Sharon, politico controverso e sorprendente

Alla sua figura sono legate le stragi dei campi palestinesi di Sabra e Chatila, lo scatenarsi della seconda Intifada, ma anche il ritiro forzato dei coloni dalla Striscia di Gaza, quasi un monito a ripensare il progetto dello Stato di Israele: non è il sangue o l'umiliazione del nemico la garanzia della pace e della sicurezza, ma il rispetto del diritto. Una testimonianza
La bara del primo ministro israeliano Ariel Sharon
La morte di Sharon, dopo sette anni di agonia, permette una riflessione pacata e serena sulla vicenda storica di questo personaggio, sicuramente controverso, ma anche capace di gesti politicamente sorprendenti e innovativi.

Io ho conosciuto indirettamente Sharon all'inizio della seconda Intifada, accesa dalla sua passeggiata sulla spianata delle moschee il 28 settembre del Duemila. Accompagnato dalla scorta armata entrò in questo luogo sacro ai musulmani e tradizionalmente controllato dai palestinesi, a ribadire una presa di potere israeliana anche su questo territorio. Da lì sono iniziati anni drammatici, con scontri militari (basti ricordare l'occupazione della basilica di Betlemme), tempi di sosta e di umiliazione ai chek point, veri e propri scontri militari. Ricordiamo tutti Arafat asserragliato nella Mokata a Ramallah.

L'ho visto per la prima volta di persona nel 2003 per gli ottant'anni di Simon Peres. Sharon parlò in una sala piena e attenta con i toni del combattente sicuro dei suoi obiettivi e successi. Arafat era il suo nemico mortale. Io ero andato per firmare un progetto di cooperazione, chiamato "Saving children", che prevedeva la cura dei bambini palestinesi, non curabili negli ospedali palestinesi. La loro permanenza negli ospedali israeliani sarebbe stata sostenuta dal nostro progetto: verrebbe da dire l'esatto contrario di quello che stava facendo Sharon. Eppure, da capo indiscusso del governo, capì che la guerra con i palestinesi non poteva durare in eterno e avviò l'uscita dei coloni da Gaza.

 

Dopo questi gesti lasciò il Likud di Netanyahu e fondò Kadima con Ehud Olmert e Peres, un partito che nasceva proprio per siglare l'accordo con i palestinesi. Il significato di quei gesti rendeva atto ad una prospettiva: il grande Israele era fallito e si doveva costruire un piccolo Israele, democratico ed ebraico, l'esatto contrario di quello che poi ha fatto Netanyahu.
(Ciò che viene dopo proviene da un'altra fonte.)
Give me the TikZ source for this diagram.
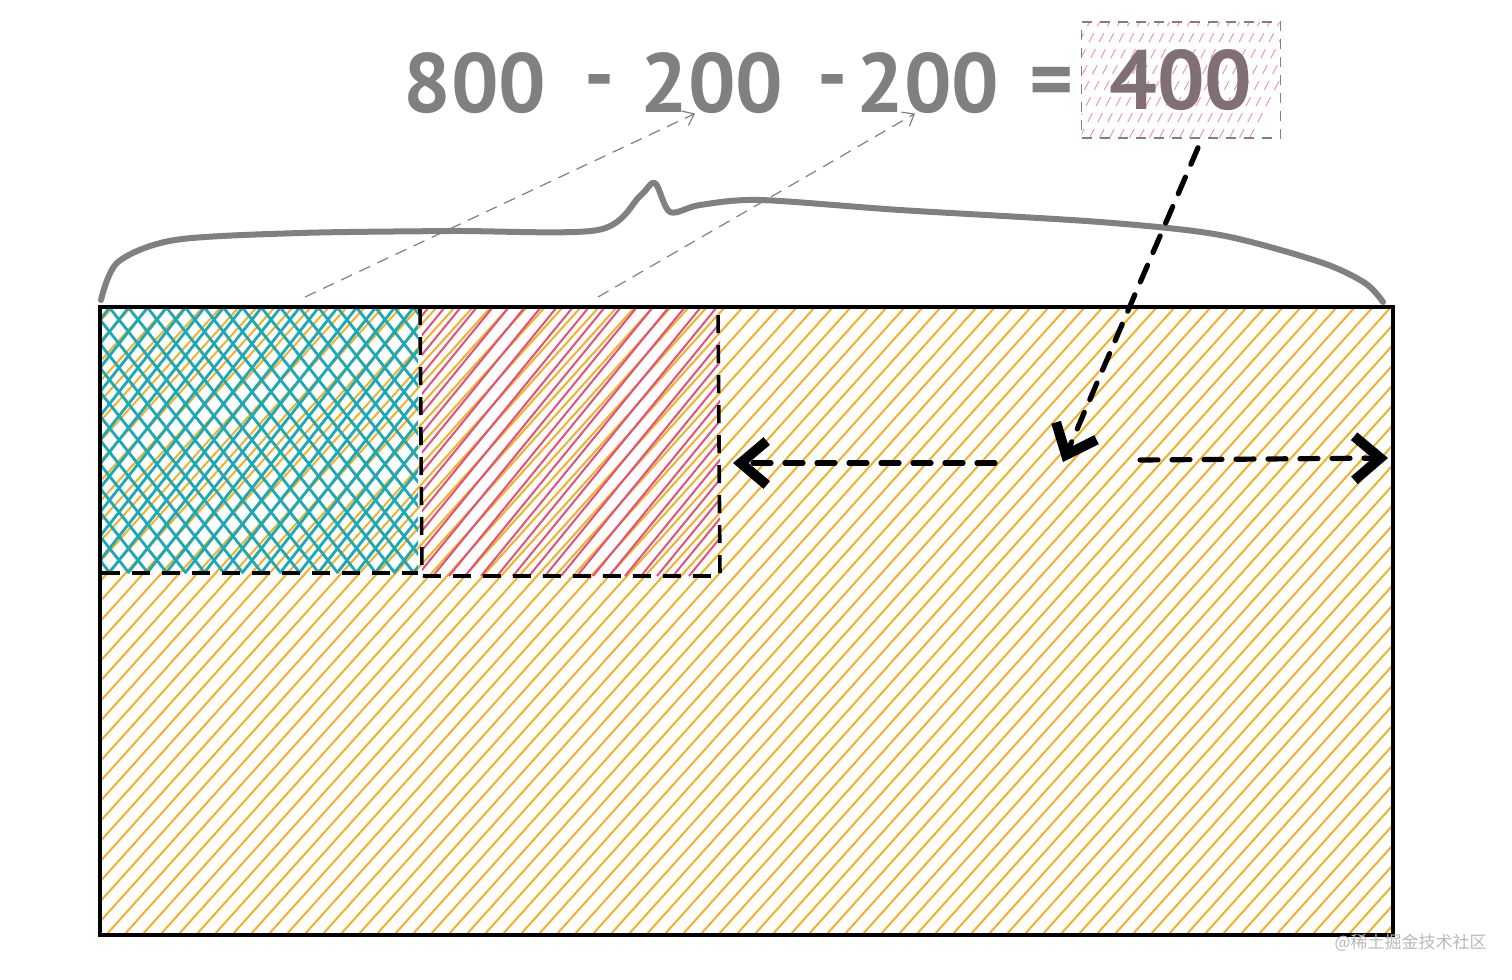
\documentclass[tikz,border=0pt]{standalone}
\usepackage{fontspec}
\usepackage{tikz}
\usetikzlibrary{arrows.meta}
\newfontfamily\handfont{PT Sans}
\newfontfamily\cjkfont{Noto Sans CJK SC}

\begin{document}
\begin{tikzpicture}[x=0.5pt,y=-0.5pt,
  sum/.style={font=\handfont\bfseries\fontsize{42}{42}\selectfont,text=cgray,anchor=base,inner sep=0pt},
  hatch/.style={line width=1pt},
  cut/.style={black,line width=1.8pt,dash pattern=on 9pt off 6pt},
  move/.style={black,line width=2.6pt,line cap=round,dash pattern=on 9pt off 7pt,-{Straight Barb[length=13pt,width=22pt,line width=5pt]}},
  hint/.style={cgray,line width=0.6pt,dash pattern=on 6pt off 4pt,-{Straight Barb[length=5pt,width=8pt]}}]
  \definecolor{cgray}{RGB}{128,128,128}
  \definecolor{cfour}{RGB}{128,112,118}
  \definecolor{corange}{RGB}{240,178,40}
  \definecolor{cteal}{RGB}{28,168,180}
  \definecolor{cpink}{RGB}{228,80,125}
  \useasboundingbox (0,0) rectangle (1512,980);
  \begin{scope}
    \clip (100,307) rectangle (1393,935);
    \foreach \i in {0,...,105}{%
      \draw[corange,hatch] ({\i*18-470},935) -- ++(565,-628);
    }
  \end{scope}
  \begin{scope}
    \clip (102,307) rectangle (418,573);
    \foreach \i in {0,...,28}{%
      \draw[cteal,line width=1.4pt] ({\i*19-100},573) -- ++(210,-266);
      \draw[cteal,line width=1.4pt] ({\i*19-100},307) -- ++(210,266);
    }
  \end{scope}
  \begin{scope}
    \clip (422,307) rectangle (720,576);
    \foreach \i in {0,...,30}{%
      \draw[cpink,hatch] ({\i*16+209},576) -- ++(220,-269);
    }
  \end{scope}
  \draw[cut] (102,573) -- (418,573);
  \draw[cut] (420,307) -- (422,576) -- (720,576) -- (718,307);
  \draw[black,line width=2pt] (100,307) rectangle (1393,935);
  \draw[cgray,line width=3pt,line join=round,line cap=round] plot[smooth,tension=0.5] coordinates {(101,300) (118,262) (175,240) (300,233) (450,231) (598,230) (640,196) (655,183) (670,212) (700,205) (760,200) (900,210) (1100,222) (1220,235) (1320,262) (1365,283) (1383,302)};
  \node[sum] (n800) at (475,112) {800};
  \node[sum] (minusa) at (600,103) {-};
  \node[sum] (n200a) at (712,112) {200};
  \node[sum] (minusb) at (833,103) {-};
  \node[sum] (n200b) at (928,112) {200};
  \node[sum] (eq) at (1052,108) {=};
  \node[sum,anchor=center,text=cfour,draw=cgray,line width=0.75pt,dash pattern=on 5pt off 4pt,
    minimum width=99.5pt,minimum height=58pt,
    path picture={
      \foreach \k in {0,...,24}{%
        \draw[cpink!60,line width=0.5pt] ([xshift={\k*5pt-36pt}]path picture bounding box.south west) -- ++(60,-116);
      }
    }] (n400) at (1181,80) {400};
  \coordinate (tealtop) at (305,297);
  \coordinate (pinktop) at (598,297);
  \draw[hint] (tealtop) -- ([xshift=-8.5pt]n200a.south);
  \draw[hint] (pinktop) -- ([xshift=-6.5pt]n200b.south);
  \coordinate (drop) at (1063,462);
  \coordinate (leftstart) at (995,463);
  \coordinate (leftend) at (733,463);
  \coordinate (rightstart) at (1140,460);
  \coordinate (rightend) at (1388,458);
  \draw[move] ([xshift=8.5pt,yshift=-4.5pt]n400.south) -- (drop);
  \draw[move] (leftstart) -- (leftend);
  \draw[move] (rightstart) -- (rightend);
  \node[font=\cjkfont\fontsize{8.5}{8.5}\selectfont,text=gray!55,anchor=east,inner sep=0pt] (mark) at (1487,943) {@稀土掘金技术社区};
\end{tikzpicture}
\end{document}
Dunque un attimo prima che l'agonia iniziasse, da grande guida riconosciuta nel Paese, aveva indicato la strada di un grande accordo con i palestinesi, sulla base del principio di due popoli e due Stati. Non era un pacifista, ma aveva visione e questa visione apriva la strada a una possibile soluzione giusta. Ritirò con grande determinazione i coloni da Gaza, ma poi le forze vennero meno e Olmert, che ne prese l'eredità, non ebbe la forza di condurre in porto l'operazione, per vicende giudiziarie probabilmente gestite dai servizi. E Gaza, dopo il ritiro dei coloni, è finita in mano ad Hamas e oggi appartiene al conflitto intrapalestinese, con conseguenze non facilmente risolvibili nel breve periodo.

Oggi Netanyahu porta il Paese in un'altra direzione, quella del grande Israele, che per altro è messo a repentaglio dalla sfida demografica. Un unico Stato costringerebbe Israele a non essere democratico, per non cadere in mano di una maggioranza araba numericamente più consistente. La politica degli insediamenti è lo strumento operativo di questo disegno, a mio giudizio straordinariamente rischioso.

Per altro dobbiamo dire che la morte di Sharon e il poco rilievo dato sottolineano anche il fatto che il Medio Oriente sta uscendo dalla grande agenda della politica internazionale, ma mai come oggi c'è bisogno di un accordo e di un impegno di tutti, perché israeliani e palestinesi ritrovino la via del dialogo e dell'incontro e si arrivi a un grande accordo, che non guardi alle piccole vicende di ogni giorno ma al senso della storia e del tempo.

Una cosa Sharon non aveva capito nei giorni della seconda Intifada: non è attraverso l'umiliazione del nemico che si costruisce futuro. Al contrario, solo rispettando i diritti di chi ti sta di fronte è possibile aprire porte insperate e insperabili. Penso alla politica degli assassinii mirati, del muro, della distruzione delle case. Gesti che non producevano sicurezza, ma alimentavano paura.

Speriamo che lo comprendano i leader di oggi e speriamo che i due popoli siano più coraggiosi e lungimiranti dei loro leader politici e impongano la via della pace, del dialogo e dell'incontro e non della sopraffazione di futuro che la politica degli insediamenti comporta.